The absurd oeuvre of the Deadpool films is that they're the antithesis of the serious, gritty DC Extended Universe, so it's not a surprise Deadpool has a few zingers aimed their way. Upon meeting the perpetually-scowling Cable, Wade remarks "You're so dark, you sure you're not from the DC Universe?" An even sicker burn is when he tells Vanessa that he discovered the caped badass he was fighting "momma's named Martha, too."

The Talented Mr. Ripley 

 

Actor Matt Damon may only make a tiny cameo in Deadpool 2, but he's credited as "Dickie Greenleaf" -- a sly reference to an identity stolen by Damon's character in this late-'90s thriller.

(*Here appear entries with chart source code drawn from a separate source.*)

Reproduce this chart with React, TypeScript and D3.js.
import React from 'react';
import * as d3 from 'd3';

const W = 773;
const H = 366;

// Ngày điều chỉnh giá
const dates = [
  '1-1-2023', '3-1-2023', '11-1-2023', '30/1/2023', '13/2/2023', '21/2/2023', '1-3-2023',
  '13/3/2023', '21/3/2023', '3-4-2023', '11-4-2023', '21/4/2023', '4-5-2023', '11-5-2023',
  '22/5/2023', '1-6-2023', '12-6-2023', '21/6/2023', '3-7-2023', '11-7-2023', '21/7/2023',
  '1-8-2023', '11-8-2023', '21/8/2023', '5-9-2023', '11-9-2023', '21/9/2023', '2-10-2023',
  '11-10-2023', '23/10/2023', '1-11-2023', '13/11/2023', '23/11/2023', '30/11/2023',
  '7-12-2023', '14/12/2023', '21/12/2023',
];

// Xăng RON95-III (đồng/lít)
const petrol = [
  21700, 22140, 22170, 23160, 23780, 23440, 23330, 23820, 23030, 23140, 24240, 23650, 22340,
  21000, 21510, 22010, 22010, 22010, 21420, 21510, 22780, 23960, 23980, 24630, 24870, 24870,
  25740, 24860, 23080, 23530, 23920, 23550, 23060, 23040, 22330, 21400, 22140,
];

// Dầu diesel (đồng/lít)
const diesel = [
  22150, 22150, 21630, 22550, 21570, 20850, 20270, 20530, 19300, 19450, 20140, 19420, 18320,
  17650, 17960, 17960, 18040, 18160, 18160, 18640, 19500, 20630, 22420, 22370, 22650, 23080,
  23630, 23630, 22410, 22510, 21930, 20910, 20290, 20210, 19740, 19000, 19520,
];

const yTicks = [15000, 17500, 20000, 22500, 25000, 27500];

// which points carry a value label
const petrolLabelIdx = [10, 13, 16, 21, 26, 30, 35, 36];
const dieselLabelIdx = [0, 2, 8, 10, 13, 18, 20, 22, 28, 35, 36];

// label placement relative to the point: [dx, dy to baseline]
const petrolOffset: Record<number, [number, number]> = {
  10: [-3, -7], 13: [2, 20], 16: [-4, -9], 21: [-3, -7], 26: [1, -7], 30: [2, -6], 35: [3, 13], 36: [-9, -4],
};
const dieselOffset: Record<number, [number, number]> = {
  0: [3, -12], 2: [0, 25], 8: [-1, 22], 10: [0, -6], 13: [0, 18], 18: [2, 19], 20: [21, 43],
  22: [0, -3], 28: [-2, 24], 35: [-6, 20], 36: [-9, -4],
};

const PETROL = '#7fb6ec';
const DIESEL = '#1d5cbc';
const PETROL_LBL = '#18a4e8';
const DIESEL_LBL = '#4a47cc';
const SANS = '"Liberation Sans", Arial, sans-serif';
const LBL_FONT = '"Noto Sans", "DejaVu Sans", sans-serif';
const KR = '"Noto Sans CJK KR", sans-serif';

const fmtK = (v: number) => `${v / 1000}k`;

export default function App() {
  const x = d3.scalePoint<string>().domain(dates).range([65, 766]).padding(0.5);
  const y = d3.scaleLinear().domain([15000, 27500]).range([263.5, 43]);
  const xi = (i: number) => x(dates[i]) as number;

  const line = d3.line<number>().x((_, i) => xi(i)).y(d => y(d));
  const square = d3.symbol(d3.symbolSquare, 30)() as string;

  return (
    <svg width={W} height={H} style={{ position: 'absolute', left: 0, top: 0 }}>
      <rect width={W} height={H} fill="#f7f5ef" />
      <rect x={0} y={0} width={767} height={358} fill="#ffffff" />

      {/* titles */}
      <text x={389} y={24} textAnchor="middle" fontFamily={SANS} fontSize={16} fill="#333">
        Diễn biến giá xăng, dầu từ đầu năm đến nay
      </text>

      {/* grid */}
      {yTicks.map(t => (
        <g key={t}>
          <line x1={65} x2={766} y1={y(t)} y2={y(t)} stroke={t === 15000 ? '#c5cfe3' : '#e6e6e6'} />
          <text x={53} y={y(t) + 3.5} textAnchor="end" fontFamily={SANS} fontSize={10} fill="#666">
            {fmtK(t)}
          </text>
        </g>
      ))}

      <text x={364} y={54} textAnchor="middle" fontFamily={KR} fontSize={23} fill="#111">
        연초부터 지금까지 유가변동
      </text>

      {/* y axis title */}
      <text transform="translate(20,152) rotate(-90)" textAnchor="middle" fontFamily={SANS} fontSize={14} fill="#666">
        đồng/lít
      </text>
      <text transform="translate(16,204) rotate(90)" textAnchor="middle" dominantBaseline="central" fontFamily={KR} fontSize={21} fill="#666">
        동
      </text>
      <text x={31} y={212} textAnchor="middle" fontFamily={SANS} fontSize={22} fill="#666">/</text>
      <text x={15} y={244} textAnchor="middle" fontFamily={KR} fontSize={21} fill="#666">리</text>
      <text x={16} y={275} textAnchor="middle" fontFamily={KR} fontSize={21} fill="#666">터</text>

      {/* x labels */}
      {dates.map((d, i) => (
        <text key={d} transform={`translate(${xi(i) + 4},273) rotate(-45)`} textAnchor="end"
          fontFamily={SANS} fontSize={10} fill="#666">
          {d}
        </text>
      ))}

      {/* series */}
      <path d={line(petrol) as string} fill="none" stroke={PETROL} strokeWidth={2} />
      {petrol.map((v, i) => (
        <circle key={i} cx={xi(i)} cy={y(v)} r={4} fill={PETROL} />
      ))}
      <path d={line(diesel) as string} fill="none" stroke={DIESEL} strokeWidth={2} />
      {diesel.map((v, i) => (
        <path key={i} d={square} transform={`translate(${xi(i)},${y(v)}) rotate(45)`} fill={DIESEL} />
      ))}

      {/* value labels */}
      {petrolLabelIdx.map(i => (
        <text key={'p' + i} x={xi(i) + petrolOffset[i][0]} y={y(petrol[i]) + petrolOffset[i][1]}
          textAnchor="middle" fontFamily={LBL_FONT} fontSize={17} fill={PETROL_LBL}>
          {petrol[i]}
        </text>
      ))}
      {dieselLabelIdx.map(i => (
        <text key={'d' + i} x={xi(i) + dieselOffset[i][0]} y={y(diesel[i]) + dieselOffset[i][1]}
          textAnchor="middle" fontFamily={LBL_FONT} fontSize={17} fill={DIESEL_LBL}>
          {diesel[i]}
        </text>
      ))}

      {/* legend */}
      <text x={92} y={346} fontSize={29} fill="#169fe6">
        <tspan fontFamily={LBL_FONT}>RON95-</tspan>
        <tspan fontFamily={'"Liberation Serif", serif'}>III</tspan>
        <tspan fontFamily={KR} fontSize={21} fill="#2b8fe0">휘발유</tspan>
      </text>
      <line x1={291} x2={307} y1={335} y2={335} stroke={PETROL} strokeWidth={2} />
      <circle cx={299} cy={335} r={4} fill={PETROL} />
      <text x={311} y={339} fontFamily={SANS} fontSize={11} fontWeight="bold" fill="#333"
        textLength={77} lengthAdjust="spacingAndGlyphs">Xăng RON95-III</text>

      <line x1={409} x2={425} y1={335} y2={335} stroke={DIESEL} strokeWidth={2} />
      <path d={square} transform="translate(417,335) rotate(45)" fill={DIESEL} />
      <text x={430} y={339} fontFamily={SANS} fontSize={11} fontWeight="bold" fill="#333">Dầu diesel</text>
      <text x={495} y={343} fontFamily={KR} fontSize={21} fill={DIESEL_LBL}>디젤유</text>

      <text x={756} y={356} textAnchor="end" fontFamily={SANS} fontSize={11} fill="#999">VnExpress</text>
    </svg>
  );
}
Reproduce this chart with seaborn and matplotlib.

Interview with the Vampire 

 

In Deadpool 2, DP's driver Dopinder has a taste for blood, and he wants more. He's quick to point out their relationship is like Lestat and Claudia in this film based on the novel by Anne Rice.

Say Anything

 

John Cusack holding a boombox over his head as Peter Gabriel plays is an iconic film moment in its own right, but leave it to Deadpool to put not one but two twisted takes on it. In the first Deadpool film, he tells Vanessa he'd see her in another life, holding a boombox over his head a la Lloyd Dobler (except he'd be playing Wham!). Then, in Deadpool 2, he substitutes the boombox for a retro stereo app on a smartphone playing "In Your Eyes."

Yentl 

 

Of all of Deadpool's references, this one is our favorite. Not only is it a nod to Deadpool 2 co-star Brolin's stepmother, Barbra Streisand, but it's a perfectly bizarre thing for Deadpool to be very, very into. The film is referenced multiple times, most notably to (rightfully) assert that "Do You Want to Build a Snowman?" from Frozen is a ripoff of "Papa Can You Hear Me?”